As I reflect on my first semester at Biola University, I want to celebrate by sharing the most life-changing experience I’ve had at Biola thus far –– MY FIRST SHORT FILM!

During my first semester as a Cinema and Media Arts major, I was required to take Visual Aesthetics, which teaches students how to frame an image and how to do it well to tell a story effectively. The class is taught by Professor Dean Yamada who encourages and requires students to create a short, three-minute film at the end of the semester for the final project.

The end of our third day filming!

Our crew was made up of four Visual Aesthetics students, including myself. Altogether, we all contributed to the story and made something very near and dear to our hearts. Chris was the Director of Photography and Editor. Ellie was the Script Supervisor and Visual Effects Artist. Coleton was the Sound Design and Score Composer. Meanwhile, I was the Director and Producer.

Overall, the whole experience was a blast! As freshmen in the film program, we had a lot to learn. It’s an interesting experience learning how to make a film. This was the first time most of us had ever made a film, so we were bound to face difficulties and obstacles. Nevertheless, we pushed through and were able to create an amazing first short film.

Day 4 bathroom scene

So what was the name of our film, you ask? It was called “Lethe,” which means forgetfulness in Italian. We arrived at the title of our film during a discussion in the Torrey Honors Institute. We had been reading Dante’s Purgatory, and we came across a portion of the story where Dante goes through a river called Lethe and forgets the guilt of all his sins. My group and I thought the ideas of cleansing and redemption would make for a fantastic film.

Day 2 in the car

In pre-production and production of this film, I learned how unique Biola’s film community is. This film brought up instances in my life that weren’t so pretty, and it was tough to dig deep into those stories and feelings in order to help my actors reach their best performances. It was truly one of the biggest challenges I’ve faced in my life. In order to reach those emotions, my actors and I would talk about our lives and experiences with pain.
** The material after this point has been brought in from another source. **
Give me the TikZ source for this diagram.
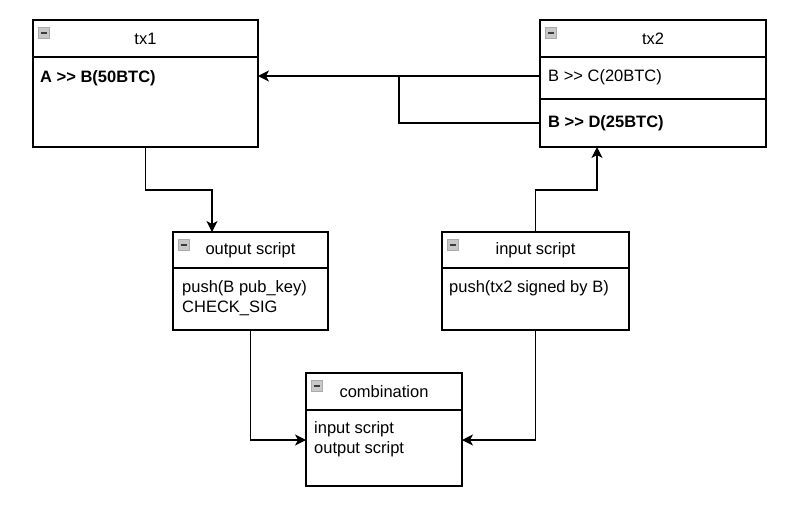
\documentclass[tikz,border=0pt]{standalone}
\usepackage{fontspec}
\setmainfont{Liberation Sans}[Ligatures=TeXOff]
\usetikzlibrary{positioning,arrows.meta}
\definecolor{iconfill}{RGB}{200,200,200}
\definecolor{iconedge}{RGB}{170,170,170}
\definecolor{iconbar}{RGB}{60,60,60}

\begin{document}
\begin{tikzpicture}[x=1pt,y=-1pt,
    box/.style={draw,line width=1.2pt,outer sep=0pt,inner sep=0pt,font=\fontsize{16.5}{20}\selectfont},
    txt/.style={anchor=west,inner sep=0pt,align=left,font=\fontsize{16.5}{20}\selectfont},
    wire/.style={line width=1.2pt},
    link/.style={wire,-{Stealth[length=11pt,width=11pt,inset=3pt]}}]
    \useasboundingbox[fill=white] (0,0) rectangle (790,509);

    \node[box,minimum width=225pt,minimum height=37pt] (tx1) at (145.5,38.5) {tx1};
    \node[box,minimum width=225pt,minimum height=90pt,below=0pt of tx1] (tx1body) {};
    \node[txt,font=\fontsize{16.5}{20}\selectfont\bfseries] (tx1out) at ([shift={(7,21)}]tx1body.north west) {A >> B(50BTC)};

    \node[box,minimum width=226pt,minimum height=37pt] (tx2) at (653,38.5) {tx2};
    \node[box,minimum width=226pt,minimum height=42pt,below=0pt of tx2] (tx2c) {};
    \node[box,minimum width=226pt,minimum height=48pt,below=0pt of tx2c] (tx2d) {};
    \node[txt] (tx2ctext) at ([shift={(8,-1)}]tx2c.west) {B >> C(20BTC)};
    \node[txt,font=\fontsize{16.5}{20}\selectfont\bfseries] (tx2dtext) at ([shift={(8,0)}]tx2d.west) {B >> D(25BTC)};

    \node[box,minimum width=155pt,minimum height=36pt] (outs) at (250.5,250) {output script};
    \node[box,minimum width=155pt,minimum height=62pt,below=0pt of outs] (outsbody) {};
    \node[txt] (outstext) at ([shift={(9,30)}]outsbody.north west) {push(B pub\_key)\\CHECK\_SIG};

    \node[box,minimum width=187pt,minimum height=36pt] (ins) at (535.5,250) {input script};
    \node[box,minimum width=187pt,minimum height=62pt,below=0pt of ins] (insbody) {};
    \node[txt] (instext) at ([shift={(7,20)}]insbody.north west) {push(tx2 signed by B)};

    \node[box,minimum width=156pt,minimum height=37pt] (comb) at (384,391.5) {combination};
    \node[box,minimum width=156pt,minimum height=76pt,below=0pt of comb] (combbody) {};
    \node[txt] (combtext) at ([shift={(8,29)}]combbody.north west) {input script\\output script};

    % collapse icons
    \foreach \n in {tx1,tx2,outs,ins,comb} {
        \draw[fill=iconfill,draw=iconedge,line width=1pt] ([shift={(5,7)}]\n.north west) rectangle ++(11,11);
        \draw[iconbar,line width=2pt] ([shift={(7.5,12.5)}]\n.north west) -- ++(6,0);
    }

    \draw[link] (tx2c.west) ++(0,-2) -- ++(-282,0);
    \draw[wire] (tx2d.west) -- ++(-141,0) |- ([yshift=2pt]tx2c.west);
    \draw[link] (tx1body.south) -- ++(0,43) -| ([xshift=-38.5pt]outs.north);
    \draw[link] (ins.north) -- ++(0,-42) -| ([xshift=-56pt]tx2d.south);
    \draw[link] (outsbody.south) |- ([yshift=8pt]combbody.west);
    \draw[link] (insbody.south) |- ([yshift=8pt]combbody.east);
\end{tikzpicture}
\end{document}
I was in awe with the amount of support I received from my crew – my best friends. There was SO MUCH prayer on set – it was astounding. Even friends who weren't officially a part of our crew constantly offered to help us with our film. Everyone in our Visual Aesthetics class was helping each other’s teams on sets. The more I talked to upperclassmen film majors, the more I realized that the entire Biola film community is such a collaborative experience.

Day 5 in Calvary Chapel

Biola has offered me a safe community to share my story and my life, and that is something I will forever be grateful for. When I was having a tough time adjusting to college life and questioning my place at Biola, my Torrey cohort, Ambassador family, Torrey mentor, film crew, roommate, and dorm family all supported me and offered tons of prayer. I have never experienced God’s grace so heavily in my entire life. Biola has given me a community of people that I truly feel safe living life alongside.

Day 2 with cool yellow light!

So yeah, I officially wrapped up my first short film, and I directed it too. Now, that’s something I never thought would have been possible during my freshman year of college, but I guess God has a pretty cool plan laid out. If you are looking into the Cinema and Media Arts program at Biola, I truly encourage you to visit campus, check out our facilities, and connect with a student or faculty member. The Production Center is amazing and offers students so many resources to create. Biola’s film community is one that works together to foster each other’s projects. If there’s anything I learned from this experience, it’s that the process of creating something is what brings joy.